Electronic Music To The Beat Of The Bees

It’s pronounced BEE-own-ee.  Bioni, whose real name is kept tightly secret is the British musician and beekeeper that has found an impressive method of combining the two things he loves the most; music and bees.

He records the frequencies of his bees and then uses them in his completely original electronic musical compostions.  Bioni produces music that is highly abstract but is still very rhythmic and will make you want to put your dancing pants on.

Bioni however has bigger plans than making you get your groove on on the dance floor. His greater goal is to raise awareness about colony collapse disorder, which is a plague that has been killing honeybees since 2006.

Billions of bees are killed by this disorder annually, not including the bees that die due to pesticides or climate change.  Bioni believes that through this musical process, it will help people better understand the importance of bees and what their extinction could also imply for the human race.

Bioni wanted to find a way of connecting with people on a deeper level with something that would get the attention of geeks and people who are passionate about computers and electronic music.

Every since Bioni was a child he was also interested in bees and discovered early on that bees had musical functions as well. He started to analyze and record the frequencies of his bees, for example the song that the queen bee would use to communicate with her hive.

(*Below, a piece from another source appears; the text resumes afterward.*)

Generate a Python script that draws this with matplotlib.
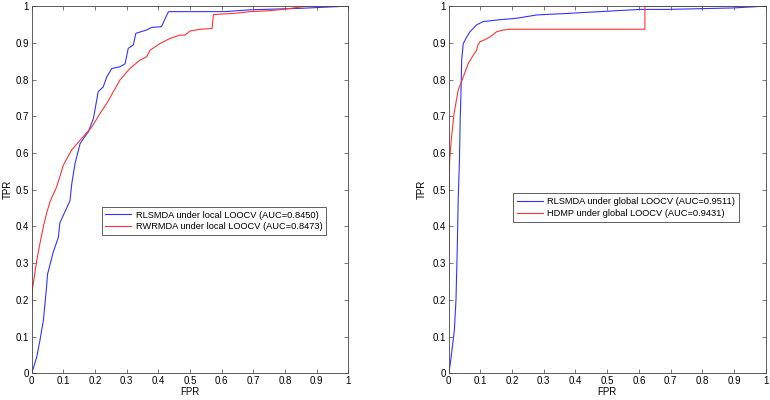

It took him an entire decade to invent the Hive Synthesier that emulates bees sounds and uses honey as an electrical resistor.

Environmentally conscious galleries and festivals have featured his work. He performs in his traditional beekeeper’s suit and will often use a symbolic set up. One of which featured three oscillators which was set to represent the hierarchy of the hive; the workers, the drones and the queen.

Sometimes Bioni will use numerology to create his music by referring to data he collected and recorded in his beehive diaries.  He explains that a tray can be place in a beehive with a graph pattern, which will then show how man Varroa mites may have fallen through the mesh onto a sheet of paper. He types in these numbers and creates music from it.

One of his biggest discovery’s is that honey could be used to limit electrical flow through a circuit. He used honey to change the sounds of his Hive Synthesizer, giving it an organic aspect.

His bee-ts are unique and impressive especially considering his methods.